→ **Data entries**
+++

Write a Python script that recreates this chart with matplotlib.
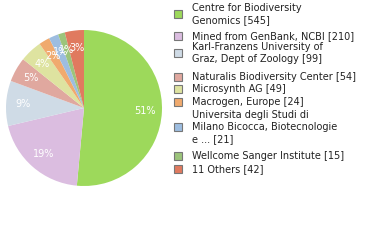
import matplotlib
matplotlib.use("Agg")
import matplotlib.pyplot as plt
from matplotlib.patches import Rectangle
import numpy as np

labels = ["Centre for Biodiversity\nGenomics [545]",
          "Mined from GenBank, NCBI [210]",
          "Karl-Franzens University of\nGraz, Dept of Zoology [99]",
          "Naturalis Biodiversity Center [54]",
          "Microsynth AG [49]",
          "Macrogen, Europe [24]",
          "Universita degli Studi di\nMilano Bicocca, Biotecnologie\ne ... [21]",
          "Wellcome Sanger Institute [15]",
          "11 Others [42]"]
values = [545, 210, 99, 54, 49, 24, 21, 15, 42]
colors = ["#9dd95b", "#dbbde0", "#cfdbe6", "#e0a89f", "#dee3a0",
          "#f0aa6e", "#9dbde0", "#9cc47b", "#e07a5f"]
pct_labels = ["51%", "19%", "9%", "5%", "4%", "2%", "1%", "1%", "3%"]
legend_y = [14, 36, 53, 77, 89, 102, 127, 156, 169]

W, H = 380, 240
fig = plt.figure(figsize=(W/100, H/100), dpi=100)
cx, cy, r = 84, 108, 78
ax = fig.add_axes([(cx-r)/W, (H-cy-r)/H, 2*r/W, 2*r/H])
ax.pie(values, colors=colors, startangle=90, counterclock=False,
       wedgeprops=dict(linewidth=0))
total = sum(values)
ang = 90.0
for v, lab in zip(values, pct_labels):
    span = v / total * 360
    mid = np.deg2rad(ang - span/2)
    ax.text(0.78*np.cos(mid), 0.78*np.sin(mid), lab, ha="center", va="center",
            color="white", fontsize=7)
    ang -= span
ax.set_xlim(-1, 1); ax.set_ylim(-1, 1)
ax.set_aspect("equal")
ax.axis("off")

for lab, c, y in zip(labels, colors, legend_y):
    fig.add_artist(Rectangle((174/W, (H-y-4)/H), 8/W, 8/H, facecolor=c,
                             edgecolor="#777777", linewidth=0.8,
                             transform=fig.transFigure))
    fig.text(192/W, (H-y)/H, lab, fontsize=7, va="center", ha="left",
             color="#222222", linespacing=1.3)

fig.savefig("out.png", dpi=100)
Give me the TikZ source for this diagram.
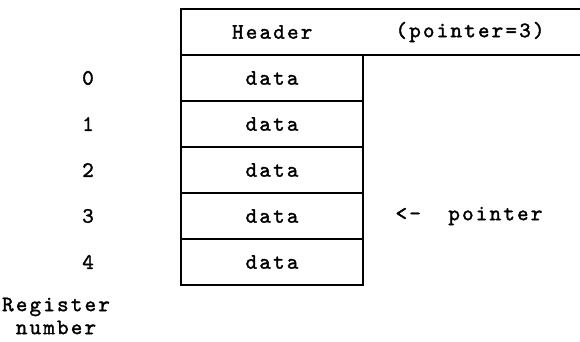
\documentclass[tikz,border=0pt]{standalone}
\usepackage{fontspec}
\setmonofont[LetterSpace=10, FakeBold=1.6]{lmmono10-regular.otf}
\usetikzlibrary{positioning}

\tikzset{
  cell/.style={rectangle, draw, line width=1.1pt, outer sep=0pt, inner sep=0pt,
    minimum width=182pt, minimum height=46pt}
}

\begin{document}
\begin{tikzpicture}[x=1pt, y=1pt, font=\fontsize{22}{23}\selectfont\ttfamily]
 \useasboundingbox (0,0) rectangle (580,-342);

 %%%  nodes

 % header row
 \node [rectangle, outer sep=0pt, inner sep=0pt, minimum width=399pt, minimum height=46pt, anchor=north west] (hdr) at (181,-9) {};
 \node [minimum width=182pt, anchor=west, inner sep=0pt] (htxt) at (hdr.west) {Header};
 \node (hptr) at (470,-32) {(pointer=3)};

 % register cells
 \node [cell, anchor=north west] (r0) at (hdr.south west) {data};
 \foreach \i [count=\j from 0] in {1,...,4}
   \node [cell, below=0pt of r\j] (r\i) {data};

 % register numbers
 \coordinate (numcol) at (88,0);
 \foreach \i in {0,...,4}
   \node (n\i) at (r\i -| numcol) {\i};
 \node [align=center] (reglbl) at (56,-316) {Register\\number};

 % pointer mark
 \node [right=29pt of r3] (ptr) {<-\ \ pointer};

 \draw [line width=1.1pt] (hdr.north east) -- (hdr.north west) -- (hdr.south west) -- (hdr.south east);

\end{tikzpicture}
\end{document}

+++

→ **What you are asked to do**
Write out each line of the data that holds the string "this".

→ **Full answer**
Write a Python script that recreates this chart with matplotlib.
Give me the TikZ source for this diagram.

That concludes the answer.